Procuradora agredida por subordinado temeu morrer apanhando
Foto: Marcus Steinmeyer
Quando o procurador Demétrius Oliveira partiu para cima de mim, desferindo com toda a fúria uma sequência de socos, não consegui esboçar qualquer reação. Fui pega de surpresa. Desde então, uma imagem não sai da minha cabeça: a dele me olhando com ódio, fixamente, como se não houvesse mais nada ao redor. Virei saco de pancadas por uns segundos que não saem da memória. Custo a acreditar que já fomos amigos. Fizemos o mesmo concurso para a prefeitura da cidade de Registro, no interior de São Paulo, lá se vai uma década. Ele entrou imediatamente e eu, dois anos mais tarde. Nos dávamos bem. Frequentávamos bares, participávamos de happy hours depois do expediente e chegamos a viajar para a praia juntos. Ele até conheceu meu pai.
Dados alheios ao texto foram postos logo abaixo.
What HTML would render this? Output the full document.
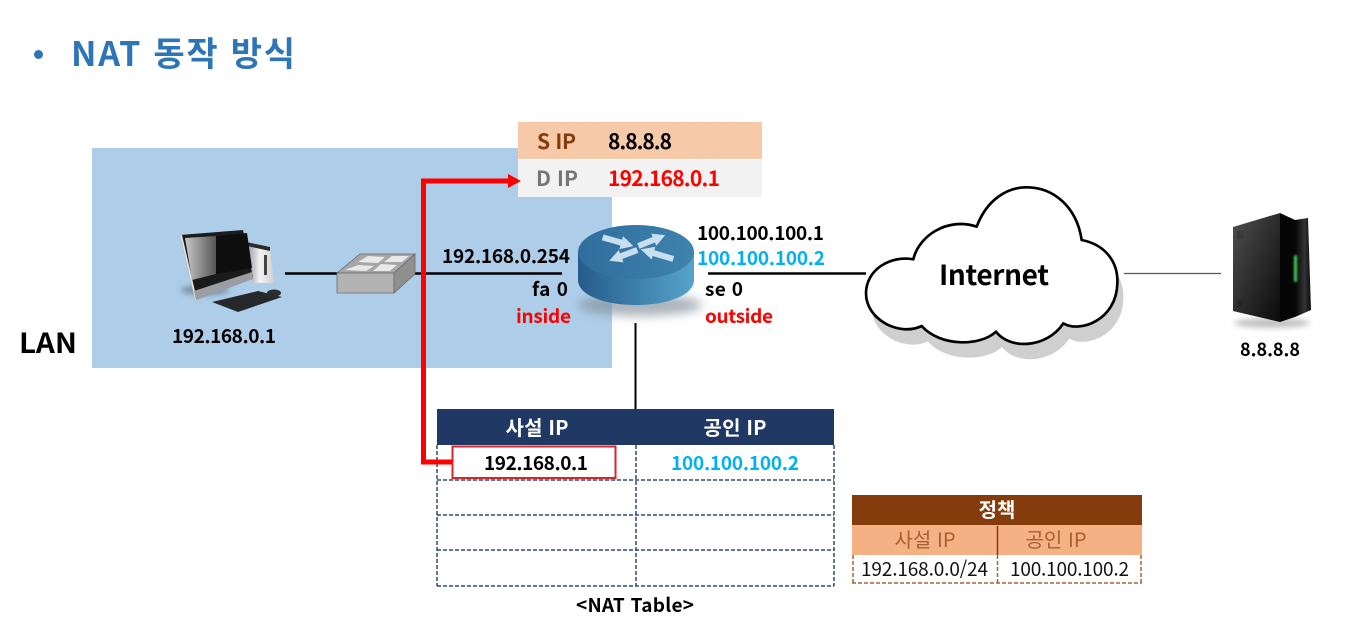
<!DOCTYPE html>
<html lang="ko">
<head>
<meta charset="utf-8">
<style>
html,body{margin:0;padding:0;background:#fff;width:1372px;height:627px;overflow:hidden}
svg{display:block}
text{font-family:"Liberation Sans","Noto Sans CJK KR",sans-serif}
.k{font-family:"Noto Sans CJK KR","Liberation Sans",sans-serif}
.b{font-weight:700}
</style>
</head>
<body>
<svg width="1372" height="627" viewBox="0 0 1372 627" xmlns="http://www.w3.org/2000/svg">
<defs>
<linearGradient id="rs" x1="0" x2="1" y1="0" y2="0"><stop offset="0" stop-color="#255c8c"/><stop offset="1" stop-color="#56a3cb"/></linearGradient>
<linearGradient id="rt" x1="0" x2="1" y1="0" y2="0"><stop offset="0" stop-color="#2f6d9d"/><stop offset="1" stop-color="#3f83ae"/></linearGradient>
<linearGradient id="scr" x1="0" x2="1" y1="0" y2="0"><stop offset="0" stop-color="#c8c8c8"/><stop offset="1" stop-color="#555"/></linearGradient>
<linearGradient id="srv" x1="0" x2="1" y1="0" y2="1"><stop offset="0" stop-color="#4f4f4f"/><stop offset="1" stop-color="#0a0a0a"/></linearGradient>
<linearGradient id="srp" x1="0" x2="1" y1="0" y2="0"><stop offset="0" stop-color="#050505"/><stop offset=".6" stop-color="#333"/><stop offset="1" stop-color="#0c0c0c"/></linearGradient>
<linearGradient id="tower" x1="0" x2="1" y1="0" y2="0"><stop offset="0" stop-color="#8d9299"/><stop offset=".5" stop-color="#f2f2f2"/><stop offset="1" stop-color="#d0d0d0"/></linearGradient>
<filter id="bl" x="-30%" y="-80%" width="160%" height="260%"><feGaussianBlur stdDeviation="5"/></filter>
<filter id="bs" x="-20%" y="-80%" width="140%" height="260%"><feGaussianBlur stdDeviation="3"/></filter>
<filter id="bg" x="-200%" y="-30%" width="500%" height="160%"><feGaussianBlur stdDeviation="1"/></filter>
</defs>

<!-- title -->
<circle cx="38.500" cy="54.500" r="4.500" fill="#2e75b6"/>
<text class="k b" x="71" y="66" font-size="34" fill="#2e75b6" textLength="224" lengthAdjust="spacing">NAT 동작 방식</text>

<!-- LAN area -->
<rect x="92" y="148" width="520" height="220" fill="#aecde9"/>
<text class="k b" x="19" y="353" font-size="28" fill="#000" textLength="58" lengthAdjust="spacingAndGlyphs">LAN</text>

<!-- packet header -->
<rect x="518" y="122" width="244" height="75" fill="#fff"/>
<rect x="518" y="122" width="244" height="37" fill="#f6c9a9"/>
<rect x="518" y="160" width="244" height="37" fill="#f2f2f2"/>
<text class="k b" x="537" y="149" font-size="21" fill="#843c0c" textLength="39" lengthAdjust="spacing">S IP</text>
<text class="k b" x="608" y="149" font-size="21" fill="#000" textLength="64" lengthAdjust="spacing">8.8.8.8</text>
<text class="k b" x="536" y="186" font-size="21" fill="#767676" textLength="42" lengthAdjust="spacing">D IP</text>
<text class="k b" x="608" y="186" font-size="21" fill="#ff0000" textLength="112" lengthAdjust="spacing">192.168.0.1</text>

<!-- lines -->
<g stroke="#000" stroke-width="2.500" fill="none">
<line x1="285" y1="273.500" x2="340" y2="273.500"/>
<line x1="412" y1="273.500" x2="562" y2="273.500"/>
<line x1="708" y1="273.500" x2="866" y2="273.500"/>
<line x1="635.500" y1="323" x2="635.500" y2="409" stroke-width="2"/>
</g>
<line x1="1124" y1="273.500" x2="1221" y2="273.500" stroke="#555" stroke-width="1.200"/>

<!-- PC -->
<g>
<ellipse cx="205" cy="290" rx="24" ry="5" fill="#5f7286" opacity=".7" filter="url(#bs)"/>
<polygon points="246,242 270,248 274,283 253,283" fill="url(#tower)"/>
<polygon points="246,242 270,247 270,251 247,246" fill="#2b2b2b"/>
<rect x="264" y="255" width="3" height="20" fill="#444"/>
<polygon points="180,235 243,230 253,277 195,300" fill="#1b1b1b"/>
<polygon points="180,235 182,235 197,300 195,300" fill="#e2e2e2"/>
<polygon points="194,291 252,272 253,279 196,300" fill="#9a9da1"/>
<polygon points="185,238 216,236 216,274 192,280" fill="url(#scr)"/>
<polygon points="216,236 247,233 252,268 216,274" fill="#0e0e0e"/>
<polygon points="212,302 258,291 282,297 238,312" fill="#26292c"/>
<ellipse cx="274" cy="293" rx="7" ry="3.500" fill="#2a2c2e"/>
</g>

<!-- switch -->
<polygon points="337,273 360,254 415,254 394,273" fill="#a6a6a6" stroke="#6b6b6b" stroke-width=".8"/>
<polygon points="337,273 394,273 394,293 337,293" fill="#b3b3b3" stroke="#6b6b6b" stroke-width=".8"/>
<polygon points="394,273 415,254 415,274 394,293" fill="#8f8f8f" stroke="#6b6b6b" stroke-width=".8"/>
<g fill="#e9e9e9">
<polygon points="345,270 358,265 374,266 366,271"/>
<polygon points="373,271 381,264 397,265 390,271"/>
<polygon points="358,262 368,256 385,257 378,263"/>
<polygon points="384,262 392,256 409,256 402,262"/>
</g>

<!-- router -->
<ellipse cx="640" cy="305" rx="62" ry="11" fill="#7e8c98" opacity=".65" filter="url(#bl)"/>
<path d="M578,252 V280 C578,295 604,305 636,305 C668,305 694,295 694,280 V252 Z" fill="url(#rs)"/>
<ellipse cx="636" cy="252" rx="58" ry="27" fill="url(#rt)"/>
<g transform="translate(510,110) scale(.33333)" fill="#c9dff0">
<polygon transform="translate(278,382) rotate(16)" points="0,-9 58,-9 58,-20 96,0 58,20 58,9 0,9"/>
<polygon transform="translate(385,408) rotate(-22)" points="0,-9 50,-9 50,-20 87,0 50,20 50,9 0,9"/>
<polygon transform="translate(382,420) rotate(159)" points="0,-9 52,-9 52,-20 90,0 52,20 52,9 0,9"/>
<polygon transform="translate(490,447) rotate(196.500)" points="0,-9 62,-9 62,-20 102,0 62,20 62,9 0,9"/>
</g>

<!-- interface labels -->
<text class="k b" x="442" y="263" font-size="19" fill="#000" textLength="128" lengthAdjust="spacing">192.168.0.254</text>
<text class="k b" x="532" y="296" font-size="19" fill="#000" textLength="36" lengthAdjust="spacing">fa 0</text>
<text class="k b" x="516" y="323" font-size="19" fill="#ff0000" textLength="55" lengthAdjust="spacing">inside</text>
<text class="k b" x="697" y="240" font-size="19" fill="#000" textLength="127" lengthAdjust="spacing">100.100.100.1</text>
<text class="k b" x="697" y="265" font-size="19" fill="#00b0f0" textLength="128" lengthAdjust="spacing">100.100.100.2</text>
<text class="k b" x="705" y="296" font-size="19" fill="#000" textLength="38" lengthAdjust="spacing">se 0</text>
<text class="k b" x="705" y="323" font-size="19" fill="#ff0000" textLength="68" lengthAdjust="spacing">outside</text>
<text class="k b" x="172" y="343" font-size="19" fill="#000" textLength="104" lengthAdjust="spacing">192.168.0.1</text>

<!-- cloud -->
<g transform="translate(850,180) scale(.33333)">
<path transform="translate(18,46)" d="M190,238 C205,170 290,110 380,140 C410,60 470,22 530,22 C610,22 680,80 695,180 C770,195 805,250 802,310 C800,420 690,460 640,430 C590,505 480,510 438,455 C390,500 270,500 215,438 C150,470 48,420 48,340 C48,270 120,225 190,238 Z" fill="#cfcfcf"/>
<path d="M190,238 C205,170 290,110 380,140 C410,60 470,22 530,22 C610,22 680,80 695,180 C770,195 805,250 802,310 C800,420 690,460 640,430 C590,505 480,510 438,455 C390,500 270,500 215,438 C150,470 48,420 48,340 C48,270 120,225 190,238 Z" fill="#fff" stroke="#000" stroke-width="8" stroke-linejoin="round"/>
</g>
<text class="k b" x="939" y="285" font-size="28" fill="#000" textLength="110" lengthAdjust="spacing">Internet</text>

<!-- server -->
<g>
<ellipse cx="1272" cy="323" rx="38" ry="5" fill="#999" opacity=".6" filter="url(#bs)"/>
<polygon points="1233,227 1280,213 1280,322 1233,311" fill="url(#srv)"/>
<polygon points="1280,213 1295,220 1295,317 1280,322" fill="#050505"/>
<polygon points="1295,220 1308,218 1311,310 1295,317" fill="url(#srp)"/>
<rect x="1237" y="231" width="7" height="8" fill="#3a3a3a"/>
<rect x="1237" y="300" width="6" height="7" fill="#262626"/>
<rect x="1294" y="255" width="3" height="27" rx="1.500" fill="#3fd45a" filter="url(#bg)"/>
</g>
<text class="k b" x="1240" y="356" font-size="18" fill="#000" textLength="60" lengthAdjust="spacing">8.8.8.8</text>

<!-- NAT table -->
<rect x="437" y="409" width="397" height="36" fill="#1f3864"/>
<g stroke="#2f4a75" stroke-width="1.500" stroke-dasharray="4 2" fill="none">
<line x1="437" y1="445" x2="437" y2="586"/>
<line x1="834" y1="445" x2="834" y2="586"/>
<line x1="636" y1="445" x2="636" y2="586"/>
<line x1="437" y1="480" x2="834" y2="480"/>
<line x1="437" y1="515" x2="834" y2="515"/>
<line x1="437" y1="550" x2="834" y2="550"/>
<line x1="437" y1="586" x2="834" y2="586"/>
</g>
<text class="k b" x="537" y="435" font-size="20" fill="#fff" text-anchor="middle" textLength="63" lengthAdjust="spacing">사설 IP</text>
<text class="k b" x="735" y="435" font-size="20" fill="#fff" text-anchor="middle" textLength="63" lengthAdjust="spacing">공인 IP</text>
<rect x="452.500" y="446.500" width="163" height="31.500" fill="#fff" stroke="#d9262c" stroke-width="2"/>
<text class="k b" x="484" y="470" font-size="19" fill="#000" textLength="104" lengthAdjust="spacing">192.168.0.1</text>
<text class="k b" x="671" y="470" font-size="19" fill="#00b0f0" textLength="128" lengthAdjust="spacing">100.100.100.2</text>
<text class="k b" x="576" y="612" font-size="19" fill="#000" textLength="118" lengthAdjust="spacing">&lt;NAT Table&gt;</text>

<!-- red arrow -->
<polyline points="452,462 423.500,462 423.500,181 510,181" fill="none" stroke="#ff0000" stroke-width="5"/>
<polygon points="508,174 521,181 508,188" fill="#ff0000"/>

<!-- policy table -->
<rect x="852" y="495" width="290" height="30" fill="#843c0c"/>
<rect x="852" y="525" width="290" height="30" fill="#f4b183"/>
<line x1="997.500" y1="526" x2="997.500" y2="555" stroke="#843c0c" stroke-width="1.500"/>
<g stroke="#a5643a" stroke-width="1.500" stroke-dasharray="4 2" fill="none">
<line x1="853" y1="555" x2="853" y2="583"/>
<line x1="1141" y1="555" x2="1141" y2="583"/>
<line x1="997.500" y1="555" x2="997.500" y2="583"/>
<line x1="852" y1="583" x2="1142" y2="583"/>
</g>
<text class="k b" x="997" y="517" font-size="20" fill="#fff" text-anchor="middle">정책</text>
<text class="k" x="925" y="547" font-size="20" fill="#a5622f" text-anchor="middle" textLength="61" lengthAdjust="spacing">사설 IP</text>
<text class="k" x="1056" y="547" font-size="20" fill="#a5622f" text-anchor="middle" textLength="61" lengthAdjust="spacing">공인 IP</text>
<text class="k" x="861" y="576" font-size="19" fill="#111" textLength="127" lengthAdjust="spacing">192.168.0.0/24</text>
<text class="k" x="1010" y="576" font-size="19" fill="#111" textLength="119" lengthAdjust="spacing">100.100.100.2</text>
</svg>
</body>
</html>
Os colegas diziam: “Ele só fala com você”. Logo entendi o motivo para tamanho espanto. Demétrius se revelava aos outros uma pessoa de difícil trato, principalmente com mulheres.
Quando ingressamos no serviço público, a cidade era comandada por uma prefeita. Ela o alojou na Secretaria de Assistência Social, e não na pasta de Assuntos Jurídicos, como ele queria, e isso o deixou muito contrariado. Aí Demétrius passou a atuar pelo impeachment da chefe, sem sucesso. Após as eleições, houve mudanças e começamos a trabalhar mais próximos. Apesar de não ser um servidor exemplar, com defesas demasiadamente sucintas e escassas argumentações, Demétrius tinha a expectativa de comandar a repartição, o que não ocorreu. Quem subiu ao posto máximo da secretaria, àquela altura com status de Procuradoria, foi justo uma mulher — uma afronta para ele. Publicamente, claro, não passava recibo, mas tratava a todos mal. Não cumprimentava ninguém, vivia trancado em sua sala e só reclamava.
Achei que a situação fosse se resolver quando ele decidiu por conta própria pedir demissão, depois da morte do pai. Meses mais tarde, porém, se arrependeu e quis retomar o cargo. Quando regressou, eu já era a procuradora-chefe. E fui conversar com Demétrius, fazendo um aberto aceno de paz: “Somos uma equipe, vamos deixar as mágoas para trás”, enfatizei. Ele não retribuiu o gesto, a gentileza, e o clima foi se deteriorando. Demétrius falava comigo por meio de ofício ou bilhetes. Até que destratou uma auxiliar administrativa, lhe questionando aos berros, depois de um delicado “bom-dia” dela: “O que aconteceu? Agora ficou educada?”. A funcionária chorou e não queria mais trabalhar com ele. Pedi então que formalizasse a situação. Fiz questão de cumprir todos os ritos legais de um processo administrativo. Ainda tentei falar com Demétrius uma última vez. Acabei sendo expulsa de sua sala.
No momento em que ele viu no sistema que uma comissão para investigar o caso tinha sido instaurada, resolveu recorrer à incivilidade. Recebi socos na cabeça, por pouco não desmaiei. Achei que fosse apanhar até morrer. Uma colega felizmente conseguiu contê-lo e outra me puxou para uma sala, passando a chave. Chamamos a polícia, que enfim o deteve. Levado à delegacia, prestou depoimento e foi liberado. Sabendo que ele estava solto por aí, me tranquei em casa, apavorada. Coloquei uma madeira na porta para impedir que a arrombasse. A situação me revoltou. Eu, a vítima, estava presa, em pânico dentro de casa, enquanto ele, o agressor, ficava livre. Era inaceitável. Por isso decidi tornar público o vídeo da surra, feito por um colega, apesar da vergonha que a exposição me traz. Pois graças à repercussão do caso, Demétrius foi preso e vai responder por tentativa de feminicídio triplamente qualificado. Espero que seja exemplarmente punido. Em pleno século XXI, ainda persiste, sim, uma cultura machista em que as mulheres não podem estar no comando. E, se estão, correm o risco de ser alvo de barbárie e voltar para casa como eu, com o olho roxo, cheia de hematomas pelo corpo, um corte na cabeça e muita dor, física e psicológica.